Nükhet Erbaylar (HÜKSAM): Bu konuda organize yaklaşım yok, kişisel çabalar var. Hacettepe’de bu konularda biz de yeni dersler açtık, ancak bu dersleri verebilecek kişi az.
Zeynep Göknil Şanal (KSGM): Eğitim fakültelerinde zorunlu ders olan topluma hizmet dersinin diğer fakültelere yaygınlaştırılması ya da toplumsal cinsiyet eşitliği dersinin tüm fakültelerde zorunlu ders haline getirilmesi YÖK’e önerildi. Bu ASPB ile YÖK’ün ortak çalışması.
Sevanur Dilberoğlu (Bilka): Anneyi koruma olarak, Anne sütü bankası projesi hazırladık. Bu bankalar kapanmaya başladı. Anne, anne sütü ile ilgili CEDAW’dan ilgili bir çalışma bekliyoruz.
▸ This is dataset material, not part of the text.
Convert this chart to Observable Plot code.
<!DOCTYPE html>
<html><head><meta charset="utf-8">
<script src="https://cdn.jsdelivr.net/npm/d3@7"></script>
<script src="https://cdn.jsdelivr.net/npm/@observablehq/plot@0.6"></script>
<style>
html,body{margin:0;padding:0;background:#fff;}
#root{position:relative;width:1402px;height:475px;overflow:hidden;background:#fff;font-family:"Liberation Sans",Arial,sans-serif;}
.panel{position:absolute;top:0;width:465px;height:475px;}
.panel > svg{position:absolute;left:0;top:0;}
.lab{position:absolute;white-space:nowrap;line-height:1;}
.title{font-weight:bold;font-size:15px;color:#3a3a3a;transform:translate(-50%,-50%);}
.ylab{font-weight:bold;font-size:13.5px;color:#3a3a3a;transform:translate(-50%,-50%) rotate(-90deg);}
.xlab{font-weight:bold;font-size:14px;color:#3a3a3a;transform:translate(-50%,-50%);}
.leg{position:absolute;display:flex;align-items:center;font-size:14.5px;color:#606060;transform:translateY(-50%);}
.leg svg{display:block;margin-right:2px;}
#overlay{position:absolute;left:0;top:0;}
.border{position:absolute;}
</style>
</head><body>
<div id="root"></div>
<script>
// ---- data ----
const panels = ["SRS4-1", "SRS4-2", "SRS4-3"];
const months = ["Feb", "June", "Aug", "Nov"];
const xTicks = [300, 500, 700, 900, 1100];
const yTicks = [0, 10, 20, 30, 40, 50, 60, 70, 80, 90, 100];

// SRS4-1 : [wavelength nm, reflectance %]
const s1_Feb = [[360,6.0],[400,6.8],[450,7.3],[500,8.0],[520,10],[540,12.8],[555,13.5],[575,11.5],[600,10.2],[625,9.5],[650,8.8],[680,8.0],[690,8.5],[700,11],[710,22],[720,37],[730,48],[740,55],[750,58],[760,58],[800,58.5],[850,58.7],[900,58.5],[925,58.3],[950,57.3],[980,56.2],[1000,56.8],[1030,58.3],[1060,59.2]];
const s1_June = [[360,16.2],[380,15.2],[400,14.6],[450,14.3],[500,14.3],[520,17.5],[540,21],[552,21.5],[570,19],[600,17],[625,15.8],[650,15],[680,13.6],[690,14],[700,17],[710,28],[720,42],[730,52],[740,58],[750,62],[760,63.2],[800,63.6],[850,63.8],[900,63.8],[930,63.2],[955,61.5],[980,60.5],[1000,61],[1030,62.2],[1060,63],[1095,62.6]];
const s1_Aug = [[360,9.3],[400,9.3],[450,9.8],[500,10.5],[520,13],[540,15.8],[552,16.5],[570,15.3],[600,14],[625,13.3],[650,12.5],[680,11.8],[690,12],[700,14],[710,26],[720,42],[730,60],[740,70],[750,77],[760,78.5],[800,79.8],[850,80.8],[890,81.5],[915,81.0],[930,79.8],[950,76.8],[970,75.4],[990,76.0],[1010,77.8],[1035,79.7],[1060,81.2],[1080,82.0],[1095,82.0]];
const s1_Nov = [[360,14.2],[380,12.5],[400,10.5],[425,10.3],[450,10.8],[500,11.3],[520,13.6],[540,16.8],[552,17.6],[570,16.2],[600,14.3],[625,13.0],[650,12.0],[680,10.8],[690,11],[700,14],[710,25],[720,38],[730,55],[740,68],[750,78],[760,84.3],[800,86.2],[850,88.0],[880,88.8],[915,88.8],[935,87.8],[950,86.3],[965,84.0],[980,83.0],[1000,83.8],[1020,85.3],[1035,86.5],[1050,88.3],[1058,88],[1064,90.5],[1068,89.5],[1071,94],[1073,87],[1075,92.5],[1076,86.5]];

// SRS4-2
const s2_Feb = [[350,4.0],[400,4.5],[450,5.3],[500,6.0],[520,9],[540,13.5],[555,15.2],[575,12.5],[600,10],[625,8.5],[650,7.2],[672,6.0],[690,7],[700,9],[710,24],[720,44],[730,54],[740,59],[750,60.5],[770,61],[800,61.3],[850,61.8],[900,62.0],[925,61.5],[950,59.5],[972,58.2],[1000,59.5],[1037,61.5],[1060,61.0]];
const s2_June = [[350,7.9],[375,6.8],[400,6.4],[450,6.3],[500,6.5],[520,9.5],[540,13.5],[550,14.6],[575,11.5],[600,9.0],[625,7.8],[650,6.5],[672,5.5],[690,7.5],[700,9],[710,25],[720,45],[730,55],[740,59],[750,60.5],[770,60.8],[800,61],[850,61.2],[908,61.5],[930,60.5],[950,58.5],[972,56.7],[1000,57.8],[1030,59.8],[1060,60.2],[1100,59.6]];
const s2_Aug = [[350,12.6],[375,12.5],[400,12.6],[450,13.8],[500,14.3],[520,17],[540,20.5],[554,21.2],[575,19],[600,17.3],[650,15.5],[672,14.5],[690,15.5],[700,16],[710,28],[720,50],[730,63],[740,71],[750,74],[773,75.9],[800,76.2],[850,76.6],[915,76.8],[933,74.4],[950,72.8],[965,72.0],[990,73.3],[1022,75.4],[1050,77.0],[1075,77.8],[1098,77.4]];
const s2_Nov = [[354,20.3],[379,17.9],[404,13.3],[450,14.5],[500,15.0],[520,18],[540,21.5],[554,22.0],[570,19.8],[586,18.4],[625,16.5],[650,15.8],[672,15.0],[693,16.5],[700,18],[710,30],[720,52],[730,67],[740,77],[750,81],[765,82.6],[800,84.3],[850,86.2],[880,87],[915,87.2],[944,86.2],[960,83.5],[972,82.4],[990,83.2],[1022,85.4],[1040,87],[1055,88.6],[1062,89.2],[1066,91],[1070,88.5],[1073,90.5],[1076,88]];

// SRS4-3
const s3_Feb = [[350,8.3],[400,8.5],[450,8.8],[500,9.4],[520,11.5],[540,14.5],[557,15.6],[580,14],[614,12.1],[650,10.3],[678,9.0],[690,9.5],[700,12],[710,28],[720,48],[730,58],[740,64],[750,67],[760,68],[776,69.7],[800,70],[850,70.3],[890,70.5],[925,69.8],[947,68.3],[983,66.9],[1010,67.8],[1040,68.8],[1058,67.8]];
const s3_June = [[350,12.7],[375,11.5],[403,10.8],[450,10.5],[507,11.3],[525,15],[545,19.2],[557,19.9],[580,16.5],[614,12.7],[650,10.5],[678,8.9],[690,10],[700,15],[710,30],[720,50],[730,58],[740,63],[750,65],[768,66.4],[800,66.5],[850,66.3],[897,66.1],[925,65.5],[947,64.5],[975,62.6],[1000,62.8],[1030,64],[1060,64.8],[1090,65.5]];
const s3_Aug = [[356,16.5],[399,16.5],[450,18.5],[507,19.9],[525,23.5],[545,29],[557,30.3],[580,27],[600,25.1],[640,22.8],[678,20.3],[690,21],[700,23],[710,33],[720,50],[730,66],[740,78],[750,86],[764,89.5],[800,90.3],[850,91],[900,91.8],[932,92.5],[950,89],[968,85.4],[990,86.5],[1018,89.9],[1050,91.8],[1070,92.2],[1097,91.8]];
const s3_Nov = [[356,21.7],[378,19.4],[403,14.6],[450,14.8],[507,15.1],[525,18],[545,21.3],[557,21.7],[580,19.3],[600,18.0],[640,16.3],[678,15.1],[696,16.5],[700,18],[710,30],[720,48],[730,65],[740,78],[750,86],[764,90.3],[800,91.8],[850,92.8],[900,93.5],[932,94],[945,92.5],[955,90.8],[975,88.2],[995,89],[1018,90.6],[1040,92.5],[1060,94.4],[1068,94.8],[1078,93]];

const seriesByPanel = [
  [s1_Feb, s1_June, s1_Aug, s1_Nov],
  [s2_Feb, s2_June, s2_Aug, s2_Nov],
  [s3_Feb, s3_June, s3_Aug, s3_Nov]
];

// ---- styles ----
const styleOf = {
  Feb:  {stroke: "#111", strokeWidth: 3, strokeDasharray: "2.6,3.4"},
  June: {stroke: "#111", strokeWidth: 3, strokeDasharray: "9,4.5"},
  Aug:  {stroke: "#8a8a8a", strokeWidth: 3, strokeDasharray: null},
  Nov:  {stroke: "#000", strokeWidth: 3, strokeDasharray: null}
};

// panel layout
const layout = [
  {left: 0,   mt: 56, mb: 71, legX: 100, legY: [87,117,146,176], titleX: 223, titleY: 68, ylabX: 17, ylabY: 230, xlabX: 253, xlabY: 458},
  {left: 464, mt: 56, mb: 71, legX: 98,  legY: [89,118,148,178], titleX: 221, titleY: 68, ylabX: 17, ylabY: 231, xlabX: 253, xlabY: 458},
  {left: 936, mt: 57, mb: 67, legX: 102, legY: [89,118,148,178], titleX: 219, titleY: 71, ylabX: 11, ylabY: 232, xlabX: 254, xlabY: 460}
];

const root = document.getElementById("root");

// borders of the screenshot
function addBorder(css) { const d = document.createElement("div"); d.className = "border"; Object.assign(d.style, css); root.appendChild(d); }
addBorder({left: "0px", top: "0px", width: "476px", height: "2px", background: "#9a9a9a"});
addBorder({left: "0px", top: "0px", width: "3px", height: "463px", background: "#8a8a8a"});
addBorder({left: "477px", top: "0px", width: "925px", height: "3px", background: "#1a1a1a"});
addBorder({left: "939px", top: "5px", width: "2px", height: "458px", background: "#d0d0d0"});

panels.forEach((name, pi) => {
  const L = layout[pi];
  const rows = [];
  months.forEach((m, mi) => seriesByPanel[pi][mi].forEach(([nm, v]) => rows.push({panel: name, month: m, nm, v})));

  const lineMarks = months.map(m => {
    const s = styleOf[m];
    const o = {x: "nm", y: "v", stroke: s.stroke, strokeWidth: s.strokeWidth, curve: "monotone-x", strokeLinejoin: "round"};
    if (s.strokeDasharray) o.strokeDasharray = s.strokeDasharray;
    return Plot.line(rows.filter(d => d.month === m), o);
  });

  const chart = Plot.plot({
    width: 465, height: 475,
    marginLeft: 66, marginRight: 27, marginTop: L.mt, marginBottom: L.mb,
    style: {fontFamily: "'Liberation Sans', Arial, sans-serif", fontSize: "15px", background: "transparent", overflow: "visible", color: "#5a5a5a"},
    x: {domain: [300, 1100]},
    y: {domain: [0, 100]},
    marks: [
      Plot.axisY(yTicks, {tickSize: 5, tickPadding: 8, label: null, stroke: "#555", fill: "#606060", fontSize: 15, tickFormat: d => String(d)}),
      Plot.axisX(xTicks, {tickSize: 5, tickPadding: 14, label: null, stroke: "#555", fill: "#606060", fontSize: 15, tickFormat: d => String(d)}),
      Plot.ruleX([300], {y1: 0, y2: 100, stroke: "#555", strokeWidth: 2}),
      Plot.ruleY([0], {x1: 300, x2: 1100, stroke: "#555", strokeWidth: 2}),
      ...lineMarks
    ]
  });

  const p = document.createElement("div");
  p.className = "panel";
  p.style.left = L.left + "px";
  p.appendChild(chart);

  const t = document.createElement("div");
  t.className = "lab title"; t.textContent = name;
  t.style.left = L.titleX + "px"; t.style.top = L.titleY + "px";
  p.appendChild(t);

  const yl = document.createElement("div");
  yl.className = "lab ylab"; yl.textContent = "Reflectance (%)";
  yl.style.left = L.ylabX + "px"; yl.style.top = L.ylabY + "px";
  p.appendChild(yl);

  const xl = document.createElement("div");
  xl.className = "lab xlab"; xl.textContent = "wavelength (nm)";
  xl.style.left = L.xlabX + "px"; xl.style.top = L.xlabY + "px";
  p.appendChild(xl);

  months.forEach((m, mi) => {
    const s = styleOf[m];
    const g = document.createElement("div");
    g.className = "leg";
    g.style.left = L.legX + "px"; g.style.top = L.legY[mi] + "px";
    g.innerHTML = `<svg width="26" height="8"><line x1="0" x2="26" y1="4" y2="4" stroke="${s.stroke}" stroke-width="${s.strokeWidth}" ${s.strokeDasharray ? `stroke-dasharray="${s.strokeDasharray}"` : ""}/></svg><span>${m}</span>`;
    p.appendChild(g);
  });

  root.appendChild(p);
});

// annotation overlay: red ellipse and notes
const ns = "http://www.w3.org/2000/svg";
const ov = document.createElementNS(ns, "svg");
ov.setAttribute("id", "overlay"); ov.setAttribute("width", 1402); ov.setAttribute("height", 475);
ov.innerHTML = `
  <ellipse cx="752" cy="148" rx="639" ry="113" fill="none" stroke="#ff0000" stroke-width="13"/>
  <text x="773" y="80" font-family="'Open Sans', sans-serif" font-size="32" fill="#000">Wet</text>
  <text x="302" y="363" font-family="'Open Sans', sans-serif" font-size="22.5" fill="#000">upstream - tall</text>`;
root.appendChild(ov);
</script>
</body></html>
Pınar İlkkaracan: Gölge rapor CEDAW’a gidiyor. Şuan yaptığımız taslak çalışmasının rapora nasıl girip girmediğine dair bilgilendirme... Üst başlıkları belirleyelim. Toparlayalım raporu bu başlıklar altında.
Canan Arın (Mor Çatı): Bakanlığın “kadın örgütleriyle yazdık bu raporu” demesinin ön çalışmasıdır bu toplantı.
Öğle arasından sonra yeniden toplanıldı ve 17.30’a dek süren çalıştayda öneriler sıralandı başlıklar halinde.
Özellikle erken evlilikler konusunda ciddi bir tartışma yaşandı. Yazılan öneriler resmi raportörler tarafından bilgisayar ortamında toplu hale getirilmiştir.